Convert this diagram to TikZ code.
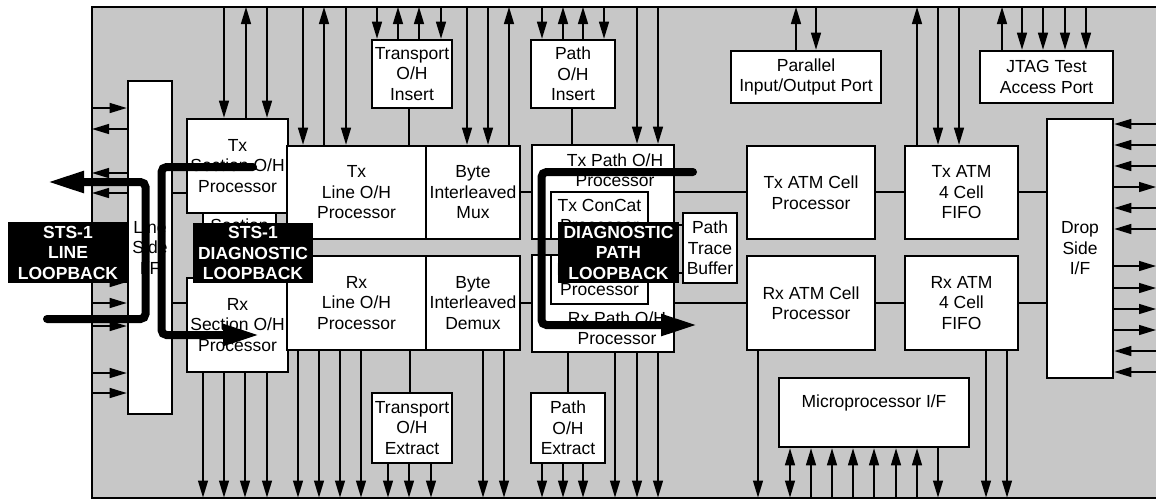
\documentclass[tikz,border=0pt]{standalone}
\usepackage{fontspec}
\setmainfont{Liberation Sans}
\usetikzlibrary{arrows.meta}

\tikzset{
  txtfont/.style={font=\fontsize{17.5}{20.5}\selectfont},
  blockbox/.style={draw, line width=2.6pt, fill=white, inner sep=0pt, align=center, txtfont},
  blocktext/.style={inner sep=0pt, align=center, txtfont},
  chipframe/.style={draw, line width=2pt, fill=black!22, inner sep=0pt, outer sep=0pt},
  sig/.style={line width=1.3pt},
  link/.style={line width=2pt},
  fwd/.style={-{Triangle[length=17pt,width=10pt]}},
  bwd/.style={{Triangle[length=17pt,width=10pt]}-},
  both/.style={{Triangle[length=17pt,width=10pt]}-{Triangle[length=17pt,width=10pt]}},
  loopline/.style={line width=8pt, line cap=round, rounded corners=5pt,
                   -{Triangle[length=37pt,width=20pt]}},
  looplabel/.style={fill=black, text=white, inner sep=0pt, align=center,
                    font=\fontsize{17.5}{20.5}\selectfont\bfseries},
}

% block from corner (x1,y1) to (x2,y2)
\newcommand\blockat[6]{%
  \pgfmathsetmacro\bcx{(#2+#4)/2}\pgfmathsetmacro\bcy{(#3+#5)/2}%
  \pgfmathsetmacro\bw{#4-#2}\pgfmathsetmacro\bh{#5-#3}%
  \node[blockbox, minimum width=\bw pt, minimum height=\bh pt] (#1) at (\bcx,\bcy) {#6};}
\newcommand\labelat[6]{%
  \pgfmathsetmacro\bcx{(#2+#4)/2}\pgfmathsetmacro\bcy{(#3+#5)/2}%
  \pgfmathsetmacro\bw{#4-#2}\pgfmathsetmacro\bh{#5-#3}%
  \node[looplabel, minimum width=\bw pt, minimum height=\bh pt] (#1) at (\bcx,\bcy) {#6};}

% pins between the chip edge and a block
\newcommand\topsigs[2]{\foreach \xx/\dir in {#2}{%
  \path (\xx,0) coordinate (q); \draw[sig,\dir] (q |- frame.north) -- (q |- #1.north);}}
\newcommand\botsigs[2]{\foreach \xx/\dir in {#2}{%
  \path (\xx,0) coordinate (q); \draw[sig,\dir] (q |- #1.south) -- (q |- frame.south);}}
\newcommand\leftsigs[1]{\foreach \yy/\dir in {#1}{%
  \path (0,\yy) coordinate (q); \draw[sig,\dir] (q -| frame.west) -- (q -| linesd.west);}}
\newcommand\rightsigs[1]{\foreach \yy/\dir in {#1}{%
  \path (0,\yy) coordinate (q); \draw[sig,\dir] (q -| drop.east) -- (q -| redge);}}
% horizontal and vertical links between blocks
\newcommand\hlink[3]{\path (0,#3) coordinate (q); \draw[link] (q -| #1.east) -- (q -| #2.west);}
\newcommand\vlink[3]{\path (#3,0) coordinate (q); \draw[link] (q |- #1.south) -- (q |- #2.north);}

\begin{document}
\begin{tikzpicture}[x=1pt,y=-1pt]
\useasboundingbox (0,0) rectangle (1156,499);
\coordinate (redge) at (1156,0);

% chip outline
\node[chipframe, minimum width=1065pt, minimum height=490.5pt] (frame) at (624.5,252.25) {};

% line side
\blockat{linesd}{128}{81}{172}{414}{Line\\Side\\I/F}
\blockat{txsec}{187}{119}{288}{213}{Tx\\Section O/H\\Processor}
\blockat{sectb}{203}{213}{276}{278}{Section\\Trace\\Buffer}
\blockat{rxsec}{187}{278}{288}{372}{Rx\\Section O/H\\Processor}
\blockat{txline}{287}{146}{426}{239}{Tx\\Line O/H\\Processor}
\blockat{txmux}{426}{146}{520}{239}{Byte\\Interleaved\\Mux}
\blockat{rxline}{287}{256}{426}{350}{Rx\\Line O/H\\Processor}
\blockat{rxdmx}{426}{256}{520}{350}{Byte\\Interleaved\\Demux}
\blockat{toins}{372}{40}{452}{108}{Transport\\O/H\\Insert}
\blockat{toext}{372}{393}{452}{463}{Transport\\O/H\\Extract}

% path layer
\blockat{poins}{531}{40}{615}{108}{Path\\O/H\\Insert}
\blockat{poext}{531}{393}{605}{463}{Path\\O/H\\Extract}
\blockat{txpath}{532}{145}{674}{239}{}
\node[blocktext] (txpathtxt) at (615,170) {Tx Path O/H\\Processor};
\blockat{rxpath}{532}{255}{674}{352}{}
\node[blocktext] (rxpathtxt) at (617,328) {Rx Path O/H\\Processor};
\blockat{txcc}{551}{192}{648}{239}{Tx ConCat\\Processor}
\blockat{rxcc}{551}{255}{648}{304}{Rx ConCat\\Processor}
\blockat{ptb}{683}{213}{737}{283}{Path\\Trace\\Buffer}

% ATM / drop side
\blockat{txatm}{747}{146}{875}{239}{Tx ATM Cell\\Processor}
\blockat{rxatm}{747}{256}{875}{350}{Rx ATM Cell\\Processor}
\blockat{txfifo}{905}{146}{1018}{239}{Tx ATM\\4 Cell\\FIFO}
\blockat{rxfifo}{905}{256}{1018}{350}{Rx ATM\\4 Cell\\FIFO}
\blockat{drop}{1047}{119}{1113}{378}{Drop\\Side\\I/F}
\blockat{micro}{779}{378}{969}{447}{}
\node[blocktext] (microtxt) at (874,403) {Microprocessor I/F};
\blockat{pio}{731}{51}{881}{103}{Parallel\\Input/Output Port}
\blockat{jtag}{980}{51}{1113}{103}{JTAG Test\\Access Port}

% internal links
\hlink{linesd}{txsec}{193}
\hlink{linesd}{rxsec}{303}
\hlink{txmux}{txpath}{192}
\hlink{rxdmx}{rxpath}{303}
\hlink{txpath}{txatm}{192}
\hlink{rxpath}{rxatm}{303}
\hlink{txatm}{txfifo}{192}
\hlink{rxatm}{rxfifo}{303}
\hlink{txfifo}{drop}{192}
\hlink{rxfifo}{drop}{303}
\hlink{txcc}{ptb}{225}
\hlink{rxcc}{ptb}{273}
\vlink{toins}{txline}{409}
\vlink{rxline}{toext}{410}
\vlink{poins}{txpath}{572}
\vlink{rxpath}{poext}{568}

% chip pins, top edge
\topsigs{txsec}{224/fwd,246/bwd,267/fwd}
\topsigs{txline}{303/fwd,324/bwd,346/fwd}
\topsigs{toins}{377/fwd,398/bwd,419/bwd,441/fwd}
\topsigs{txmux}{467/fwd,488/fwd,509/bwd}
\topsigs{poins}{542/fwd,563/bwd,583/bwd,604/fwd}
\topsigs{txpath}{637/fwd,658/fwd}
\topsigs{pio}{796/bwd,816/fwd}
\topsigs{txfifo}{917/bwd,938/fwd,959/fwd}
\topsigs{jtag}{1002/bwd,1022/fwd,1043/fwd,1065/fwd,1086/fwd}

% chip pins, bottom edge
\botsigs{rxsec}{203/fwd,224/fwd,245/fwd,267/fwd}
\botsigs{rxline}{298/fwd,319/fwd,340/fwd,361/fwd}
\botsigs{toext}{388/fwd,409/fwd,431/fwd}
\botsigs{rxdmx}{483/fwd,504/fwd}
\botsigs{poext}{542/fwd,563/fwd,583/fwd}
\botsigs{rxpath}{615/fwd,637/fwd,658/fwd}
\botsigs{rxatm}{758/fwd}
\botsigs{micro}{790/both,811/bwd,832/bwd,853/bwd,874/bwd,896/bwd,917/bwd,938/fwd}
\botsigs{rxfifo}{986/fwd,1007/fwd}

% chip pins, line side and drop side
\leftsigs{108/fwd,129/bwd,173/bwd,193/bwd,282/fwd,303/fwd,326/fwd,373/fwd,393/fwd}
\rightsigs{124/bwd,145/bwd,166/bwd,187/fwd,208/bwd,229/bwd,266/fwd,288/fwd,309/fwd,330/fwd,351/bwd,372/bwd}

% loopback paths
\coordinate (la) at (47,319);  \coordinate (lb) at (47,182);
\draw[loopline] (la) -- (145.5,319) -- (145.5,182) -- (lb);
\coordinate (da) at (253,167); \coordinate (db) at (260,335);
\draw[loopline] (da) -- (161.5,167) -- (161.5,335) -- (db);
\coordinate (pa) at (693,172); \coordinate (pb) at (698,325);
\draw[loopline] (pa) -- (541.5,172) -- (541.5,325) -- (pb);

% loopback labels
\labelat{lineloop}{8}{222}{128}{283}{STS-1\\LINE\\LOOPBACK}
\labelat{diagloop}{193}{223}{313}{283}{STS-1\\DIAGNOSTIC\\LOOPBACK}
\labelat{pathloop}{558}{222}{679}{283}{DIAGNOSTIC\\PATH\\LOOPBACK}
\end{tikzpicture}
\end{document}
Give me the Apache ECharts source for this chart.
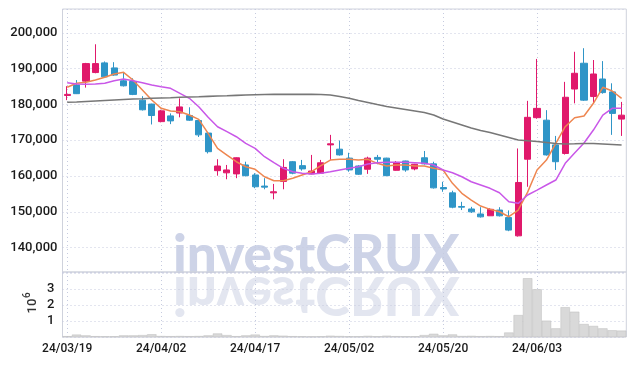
====================
Search the listing above for the string "this". Copy every line that contains it.

_ANSWER TO THE TASK_.
Convert this diagram to TikZ code.
Give me the Apache ECharts source for this chart.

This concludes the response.